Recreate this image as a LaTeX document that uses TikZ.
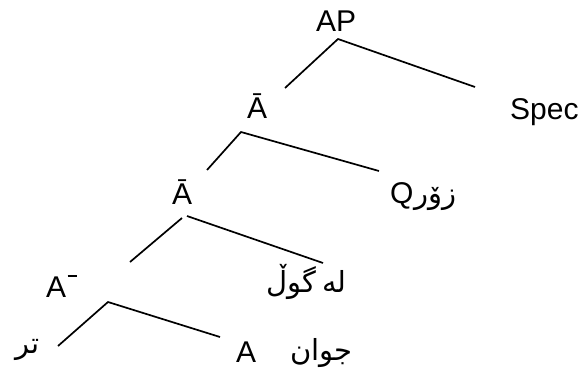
\documentclass[tikz,border=0pt]{standalone}
\usepackage{fontspec}
\setmainfont{Liberation Sans}
\newfontfamily\arabicfont[Script=Arabic]{DejaVu Sans}
\TeXXeTstate=1
\begin{document}
\begin{tikzpicture}[x=1pt,y=-1pt,
  lab/.style={font=\fontsize{30}{36}\selectfont, inner sep=0pt, anchor=base west},
  arab/.style={font=\fontsize{29}{34}\selectfont\arabicfont, inner sep=0pt, anchor=base east},
  branch/.style={line width=1.7pt}]
\useasboundingbox (0,0) rectangle (584,369);
% labels
\node[lab] (AP) at (316,32) {AP};
\node[lab] (Abar1) at (247,118) {Ā};
\node[lab] (Spec) at (510,120) {Spec};
\node[lab] (Q) at (390,203) {Q};
\node[arab, anchor=base west] (zor) at ([xshift=1pt]Q.base east) {\beginR زۆر\endR};
\node[lab] (Abar2) at (172,204) {Ā};
\node[arab] (lagul) at (347,292) {\beginR له\kern-3pt\ گوڵ\endR};
\node[lab] (Aminus) at (46,297) {A\kern1.5pt\rule[19.8pt]{9pt}{1.8pt}};
\node[arab] (tr) at (40,353) {\beginR تر\endR};
\node[lab] (A) at (236,362) {A};
\node[arab] (jwan) at (353,360) {\beginR جوان\endR};
% branch points
\coordinate (b1) at (338,39);
\coordinate (b1l) at (285,88);
\coordinate (b1r) at (475,87);
\coordinate (b2) at (241,132);
\coordinate (b2l) at (207,170);
\coordinate (b2r) at (379,171);
\coordinate (b3) at (182,218);
\coordinate (b3a) at (187,216);
\coordinate (b3l) at (130,262);
\coordinate (b3r) at (323,263);
\coordinate (b4) at (108,302);
\coordinate (b4l) at (58,346);
\coordinate (b4r) at (220,337);
% branches
\draw[branch] (b1l) -- (b1) -- (b1r);
\draw[branch] (b2l) -- (b2) -- (b2r);
\draw[branch] (b3l) -- (b3);
\draw[branch] (b3a) -- (b3r);
\draw[branch] (b4l) -- (b4) -- (b4r);
\end{tikzpicture}
\end{document}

· · · · · · ·

Given exercise: Except for the pictures, reproduce every line exactly.

Answer:
Recreate this image as a LaTeX document that uses TikZ.
\documentclass[tikz,border=0pt]{standalone}
\usepackage{fontspec}
\setmainfont{Liberation Sans}
\newfontfamily\arabicfont[Script=Arabic]{DejaVu Sans}
\TeXXeTstate=1
\begin{document}
\begin{tikzpicture}[x=1pt,y=-1pt,
  lab/.style={font=\fontsize{30}{36}\selectfont, inner sep=0pt, anchor=base west},
  arab/.style={font=\fontsize{29}{34}\selectfont\arabicfont, inner sep=0pt, anchor=base east},
  branch/.style={line width=1.7pt}]
\useasboundingbox (0,0) rectangle (584,369);
% labels
\node[lab] (AP) at (316,32) {AP};
\node[lab] (Abar1) at (247,118) {Ā};
\node[lab] (Spec) at (510,120) {Spec};
\node[lab] (Q) at (390,203) {Q};
\node[arab, anchor=base west] (zor) at ([xshift=1pt]Q.base east) {\beginR زۆر\endR};
\node[lab] (Abar2) at (172,204) {Ā};
\node[arab] (lagul) at (347,292) {\beginR له\kern-3pt\ گوڵ\endR};
\node[lab] (Aminus) at (46,297) {A\kern1.5pt\rule[19.8pt]{9pt}{1.8pt}};
\node[arab] (tr) at (40,353) {\beginR تر\endR};
\node[lab] (A) at (236,362) {A};
\node[arab] (jwan) at (353,360) {\beginR جوان\endR};
% branch points
\coordinate (b1) at (338,39);
\coordinate (b1l) at (285,88);
\coordinate (b1r) at (475,87);
\coordinate (b2) at (241,132);
\coordinate (b2l) at (207,170);
\coordinate (b2r) at (379,171);
\coordinate (b3) at (182,218);
\coordinate (b3a) at (187,216);
\coordinate (b3l) at (130,262);
\coordinate (b3r) at (323,263);
\coordinate (b4) at (108,302);
\coordinate (b4l) at (58,346);
\coordinate (b4r) at (220,337);
% branches
\draw[branch] (b1l) -- (b1) -- (b1r);
\draw[branch] (b2l) -- (b2) -- (b2r);
\draw[branch] (b3l) -- (b3);
\draw[branch] (b3a) -- (b3r);
\draw[branch] (b4l) -- (b4) -- (b4r);
\end{tikzpicture}
\end{document}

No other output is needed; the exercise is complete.